Critics also focused on Akira's portrayal in the animated versions of Devilman. The Anime Review praised his transformation into the Devilman based on the visuals provided by the studio. However, this review criticized Akira's relationship with Ryo, as Ryo comes across as planning a different agenda but Akira is never against him. ANN agreed in regards to long-awaited Devilman transformation but found Akira's motivation to fight devils simplistic. Nevertheless, he found Akira's fights to be well-developed. The Spinning Image enjoyed Akira's alternate take in the original video animation Amon: Apocalypse of Devilman due to how Akira's grief over the death of Miki causes him to lose his humanity and become possessed by his inner demon, Amon. Spinning Image enjoyed the amount of violence that occurs when Amon takes control of Akira and how in the climax the two split to decide who will be the dominant Devilman. Mania noted there was a major contrast between Akira and Amon's characterizations due to the latter lacking compassion for anybody, in contrast to the kind Akira who loses his composure during the armageddon. However, he criticized the lack of an ending in the OVA, as it ends with Akira facing Ryo, similar to the original manga.
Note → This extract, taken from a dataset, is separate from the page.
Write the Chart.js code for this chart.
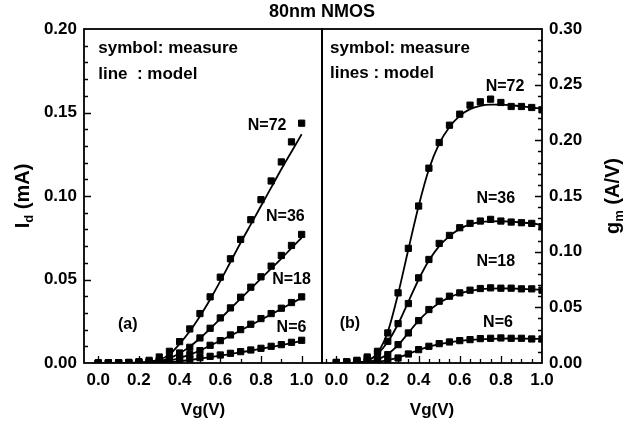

The anime adaptation Devilman Crybaby provided a different portrayal of Akira which was discussed by the media. Kotaku enjoyed the larger focus on Akira and Ryo's closer relationship. This was further explored by how in the story Ryo/Satan discovers his affection towards Akira but starts grieving in the final scene when he realizes he has killed him, a scene not featured in the original manga. Bloody Disgusting liked the way Akira gradually lose his black-and-white view of morality when realizing there are demons who also have their own capacity for emotion and virtue he previously only associated with humans, just as humans have the same capacity for vice and savagery he associates with demons, which comes to a head when he is shown Ryo's true nature when the latter reveals to the world the existence of demons in an attempt to incite war between them. Akira's further relationship with Miki and her death at the hands of humans rather than demons were noted to be too tragic, as Akira is tortured by seeing the remains of her corpse. The Verge enjoyed Akira's characterization as both a capable fighter and a caring person when becoming a Devilman. Like Kotaku, Verge enjoyed the relationship Akira has with Ryo.

Anime News Network found Yuasa's take on Akira "strangely empathetic" due to Akira's sensitive demeanor, in contrast to Nagai's version in which he constantly cries, most notably when he starts understanding the demons. Griffin Burns's performance as Akira was praised. Salkowitz of Forbes described Akira as a too different person when becoming Devilman while still retaining his humanity.